WHAT IS EXPECTED: Copy the data exactly; pictures stay out of the copy.

SOURCE MATERIAL:

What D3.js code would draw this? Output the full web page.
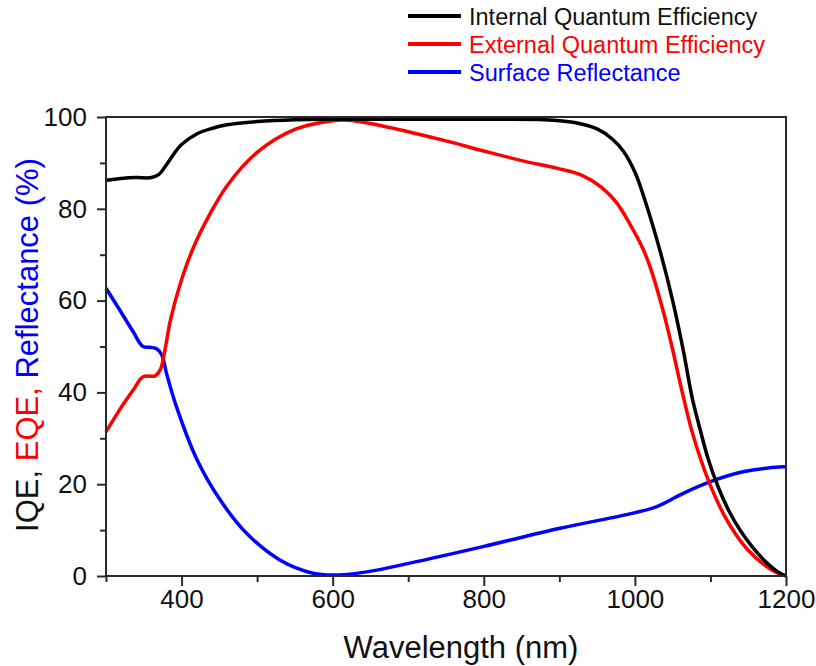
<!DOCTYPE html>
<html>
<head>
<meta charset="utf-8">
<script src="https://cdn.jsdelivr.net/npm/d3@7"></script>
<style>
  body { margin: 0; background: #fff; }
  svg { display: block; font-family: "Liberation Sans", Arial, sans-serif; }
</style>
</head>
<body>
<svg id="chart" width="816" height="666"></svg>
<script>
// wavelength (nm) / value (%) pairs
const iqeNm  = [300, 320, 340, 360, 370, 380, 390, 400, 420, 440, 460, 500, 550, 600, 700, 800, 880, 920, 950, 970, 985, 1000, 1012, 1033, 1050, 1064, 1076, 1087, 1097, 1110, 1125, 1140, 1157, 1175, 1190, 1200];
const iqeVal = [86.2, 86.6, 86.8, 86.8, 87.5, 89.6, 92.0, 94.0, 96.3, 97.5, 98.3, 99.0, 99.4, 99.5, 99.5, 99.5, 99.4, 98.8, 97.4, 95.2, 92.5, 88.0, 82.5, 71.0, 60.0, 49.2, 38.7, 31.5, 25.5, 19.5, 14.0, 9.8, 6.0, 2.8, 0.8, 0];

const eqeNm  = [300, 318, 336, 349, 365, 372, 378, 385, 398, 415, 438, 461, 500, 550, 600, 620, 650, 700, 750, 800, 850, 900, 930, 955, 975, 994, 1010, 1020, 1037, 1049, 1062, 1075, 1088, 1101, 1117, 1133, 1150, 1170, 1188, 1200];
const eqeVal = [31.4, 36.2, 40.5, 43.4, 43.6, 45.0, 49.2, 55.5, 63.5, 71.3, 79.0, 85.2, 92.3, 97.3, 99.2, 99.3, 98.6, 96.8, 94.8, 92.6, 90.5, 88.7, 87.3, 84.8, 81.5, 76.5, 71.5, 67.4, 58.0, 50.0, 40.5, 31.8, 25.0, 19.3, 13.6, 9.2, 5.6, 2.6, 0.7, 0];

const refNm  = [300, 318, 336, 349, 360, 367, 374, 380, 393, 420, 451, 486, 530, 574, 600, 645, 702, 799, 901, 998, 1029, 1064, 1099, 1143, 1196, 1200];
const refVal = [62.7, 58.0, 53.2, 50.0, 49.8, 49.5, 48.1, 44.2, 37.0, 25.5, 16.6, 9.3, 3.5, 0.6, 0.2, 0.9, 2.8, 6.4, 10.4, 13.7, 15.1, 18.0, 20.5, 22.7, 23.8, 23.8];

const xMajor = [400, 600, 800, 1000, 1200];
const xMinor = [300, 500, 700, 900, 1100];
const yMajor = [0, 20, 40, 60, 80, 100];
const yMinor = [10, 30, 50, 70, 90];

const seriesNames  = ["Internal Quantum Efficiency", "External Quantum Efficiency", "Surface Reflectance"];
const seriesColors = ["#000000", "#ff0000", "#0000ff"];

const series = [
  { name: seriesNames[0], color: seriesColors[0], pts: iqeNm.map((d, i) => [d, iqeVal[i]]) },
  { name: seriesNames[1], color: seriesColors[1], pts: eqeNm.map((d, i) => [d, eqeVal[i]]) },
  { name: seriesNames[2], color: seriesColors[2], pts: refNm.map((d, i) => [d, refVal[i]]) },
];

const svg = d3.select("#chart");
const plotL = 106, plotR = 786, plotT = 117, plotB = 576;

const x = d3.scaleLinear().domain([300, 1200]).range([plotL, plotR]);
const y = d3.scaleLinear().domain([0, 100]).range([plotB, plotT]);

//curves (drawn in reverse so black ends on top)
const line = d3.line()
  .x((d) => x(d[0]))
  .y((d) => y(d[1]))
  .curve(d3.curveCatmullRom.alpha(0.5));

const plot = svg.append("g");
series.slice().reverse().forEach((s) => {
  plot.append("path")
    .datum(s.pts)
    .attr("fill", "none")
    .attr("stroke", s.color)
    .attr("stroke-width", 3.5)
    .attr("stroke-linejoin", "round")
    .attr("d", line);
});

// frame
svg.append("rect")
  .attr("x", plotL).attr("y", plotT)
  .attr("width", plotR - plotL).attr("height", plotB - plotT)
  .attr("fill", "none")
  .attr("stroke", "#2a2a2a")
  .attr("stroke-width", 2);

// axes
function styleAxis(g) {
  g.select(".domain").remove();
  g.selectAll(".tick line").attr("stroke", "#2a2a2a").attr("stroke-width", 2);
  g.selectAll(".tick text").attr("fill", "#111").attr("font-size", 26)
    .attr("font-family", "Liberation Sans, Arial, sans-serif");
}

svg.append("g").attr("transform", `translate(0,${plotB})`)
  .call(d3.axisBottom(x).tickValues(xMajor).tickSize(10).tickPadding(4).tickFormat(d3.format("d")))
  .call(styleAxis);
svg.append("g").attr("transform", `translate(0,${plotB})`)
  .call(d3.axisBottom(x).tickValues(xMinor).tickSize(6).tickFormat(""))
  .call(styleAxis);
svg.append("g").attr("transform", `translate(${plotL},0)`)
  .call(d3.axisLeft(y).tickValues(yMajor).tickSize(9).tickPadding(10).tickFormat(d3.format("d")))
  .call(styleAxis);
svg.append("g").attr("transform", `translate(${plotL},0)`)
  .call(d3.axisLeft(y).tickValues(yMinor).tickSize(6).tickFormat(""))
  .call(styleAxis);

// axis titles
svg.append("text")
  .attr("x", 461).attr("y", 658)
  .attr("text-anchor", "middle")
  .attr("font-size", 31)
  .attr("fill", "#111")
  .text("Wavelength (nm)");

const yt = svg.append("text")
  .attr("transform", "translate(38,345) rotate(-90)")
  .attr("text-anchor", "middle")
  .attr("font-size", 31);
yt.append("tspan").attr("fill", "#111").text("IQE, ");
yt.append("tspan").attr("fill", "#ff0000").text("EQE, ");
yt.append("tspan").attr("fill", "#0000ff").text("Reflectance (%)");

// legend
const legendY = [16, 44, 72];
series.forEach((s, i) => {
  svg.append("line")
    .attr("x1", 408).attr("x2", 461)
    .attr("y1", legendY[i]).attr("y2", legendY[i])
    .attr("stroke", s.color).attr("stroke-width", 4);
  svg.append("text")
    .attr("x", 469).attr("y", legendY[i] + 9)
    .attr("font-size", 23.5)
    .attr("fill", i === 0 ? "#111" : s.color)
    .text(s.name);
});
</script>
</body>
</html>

ANSWER BELOW:
What D3.js code would draw this? Output the full web page.
<!DOCTYPE html>
<html>
<head>
<meta charset="utf-8">
<script src="https://cdn.jsdelivr.net/npm/d3@7"></script>
<style>
  body { margin: 0; background: #fff; }
  svg { display: block; font-family: "Liberation Sans", Arial, sans-serif; }
</style>
</head>
<body>
<svg id="chart" width="816" height="666"></svg>
<script>
// wavelength (nm) / value (%) pairs
const iqeNm  = [300, 320, 340, 360, 370, 380, 390, 400, 420, 440, 460, 500, 550, 600, 700, 800, 880, 920, 950, 970, 985, 1000, 1012, 1033, 1050, 1064, 1076, 1087, 1097, 1110, 1125, 1140, 1157, 1175, 1190, 1200];
const iqeVal = [86.2, 86.6, 86.8, 86.8, 87.5, 89.6, 92.0, 94.0, 96.3, 97.5, 98.3, 99.0, 99.4, 99.5, 99.5, 99.5, 99.4, 98.8, 97.4, 95.2, 92.5, 88.0, 82.5, 71.0, 60.0, 49.2, 38.7, 31.5, 25.5, 19.5, 14.0, 9.8, 6.0, 2.8, 0.8, 0];

const eqeNm  = [300, 318, 336, 349, 365, 372, 378, 385, 398, 415, 438, 461, 500, 550, 600, 620, 650, 700, 750, 800, 850, 900, 930, 955, 975, 994, 1010, 1020, 1037, 1049, 1062, 1075, 1088, 1101, 1117, 1133, 1150, 1170, 1188, 1200];
const eqeVal = [31.4, 36.2, 40.5, 43.4, 43.6, 45.0, 49.2, 55.5, 63.5, 71.3, 79.0, 85.2, 92.3, 97.3, 99.2, 99.3, 98.6, 96.8, 94.8, 92.6, 90.5, 88.7, 87.3, 84.8, 81.5, 76.5, 71.5, 67.4, 58.0, 50.0, 40.5, 31.8, 25.0, 19.3, 13.6, 9.2, 5.6, 2.6, 0.7, 0];

const refNm  = [300, 318, 336, 349, 360, 367, 374, 380, 393, 420, 451, 486, 530, 574, 600, 645, 702, 799, 901, 998, 1029, 1064, 1099, 1143, 1196, 1200];
const refVal = [62.7, 58.0, 53.2, 50.0, 49.8, 49.5, 48.1, 44.2, 37.0, 25.5, 16.6, 9.3, 3.5, 0.6, 0.2, 0.9, 2.8, 6.4, 10.4, 13.7, 15.1, 18.0, 20.5, 22.7, 23.8, 23.8];

const xMajor = [400, 600, 800, 1000, 1200];
const xMinor = [300, 500, 700, 900, 1100];
const yMajor = [0, 20, 40, 60, 80, 100];
const yMinor = [10, 30, 50, 70, 90];

const seriesNames  = ["Internal Quantum Efficiency", "External Quantum Efficiency", "Surface Reflectance"];
const seriesColors = ["#000000", "#ff0000", "#0000ff"];

const series = [
  { name: seriesNames[0], color: seriesColors[0], pts: iqeNm.map((d, i) => [d, iqeVal[i]]) },
  { name: seriesNames[1], color: seriesColors[1], pts: eqeNm.map((d, i) => [d, eqeVal[i]]) },
  { name: seriesNames[2], color: seriesColors[2], pts: refNm.map((d, i) => [d, refVal[i]]) },
];

const svg = d3.select("#chart");
const plotL = 106, plotR = 786, plotT = 117, plotB = 576;

const x = d3.scaleLinear().domain([300, 1200]).range([plotL, plotR]);
const y = d3.scaleLinear().domain([0, 100]).range([plotB, plotT]);

//curves (drawn in reverse so black ends on top)
const line = d3.line()
  .x((d) => x(d[0]))
  .y((d) => y(d[1]))
  .curve(d3.curveCatmullRom.alpha(0.5));

const plot = svg.append("g");
series.slice().reverse().forEach((s) => {
  plot.append("path")
    .datum(s.pts)
    .attr("fill", "none")
    .attr("stroke", s.color)
    .attr("stroke-width", 3.5)
    .attr("stroke-linejoin", "round")
    .attr("d", line);
});

// frame
svg.append("rect")
  .attr("x", plotL).attr("y", plotT)
  .attr("width", plotR - plotL).attr("height", plotB - plotT)
  .attr("fill", "none")
  .attr("stroke", "#2a2a2a")
  .attr("stroke-width", 2);

// axes
function styleAxis(g) {
  g.select(".domain").remove();
  g.selectAll(".tick line").attr("stroke", "#2a2a2a").attr("stroke-width", 2);
  g.selectAll(".tick text").attr("fill", "#111").attr("font-size", 26)
    .attr("font-family", "Liberation Sans, Arial, sans-serif");
}

svg.append("g").attr("transform", `translate(0,${plotB})`)
  .call(d3.axisBottom(x).tickValues(xMajor).tickSize(10).tickPadding(4).tickFormat(d3.format("d")))
  .call(styleAxis);
svg.append("g").attr("transform", `translate(0,${plotB})`)
  .call(d3.axisBottom(x).tickValues(xMinor).tickSize(6).tickFormat(""))
  .call(styleAxis);
svg.append("g").attr("transform", `translate(${plotL},0)`)
  .call(d3.axisLeft(y).tickValues(yMajor).tickSize(9).tickPadding(10).tickFormat(d3.format("d")))
  .call(styleAxis);
svg.append("g").attr("transform", `translate(${plotL},0)`)
  .call(d3.axisLeft(y).tickValues(yMinor).tickSize(6).tickFormat(""))
  .call(styleAxis);

// axis titles
svg.append("text")
  .attr("x", 461).attr("y", 658)
  .attr("text-anchor", "middle")
  .attr("font-size", 31)
  .attr("fill", "#111")
  .text("Wavelength (nm)");

const yt = svg.append("text")
  .attr("transform", "translate(38,345) rotate(-90)")
  .attr("text-anchor", "middle")
  .attr("font-size", 31);
yt.append("tspan").attr("fill", "#111").text("IQE, ");
yt.append("tspan").attr("fill", "#ff0000").text("EQE, ");
yt.append("tspan").attr("fill", "#0000ff").text("Reflectance (%)");

// legend
const legendY = [16, 44, 72];
series.forEach((s, i) => {
  svg.append("line")
    .attr("x1", 408).attr("x2", 461)
    .attr("y1", legendY[i]).attr("y2", legendY[i])
    .attr("stroke", s.color).attr("stroke-width", 4);
  svg.append("text")
    .attr("x", 469).attr("y", legendY[i] + 9)
    .attr("font-size", 23.5)
    .attr("fill", i === 0 ? "#111" : s.color)
    .text(s.name);
});
</script>
</body>
</html>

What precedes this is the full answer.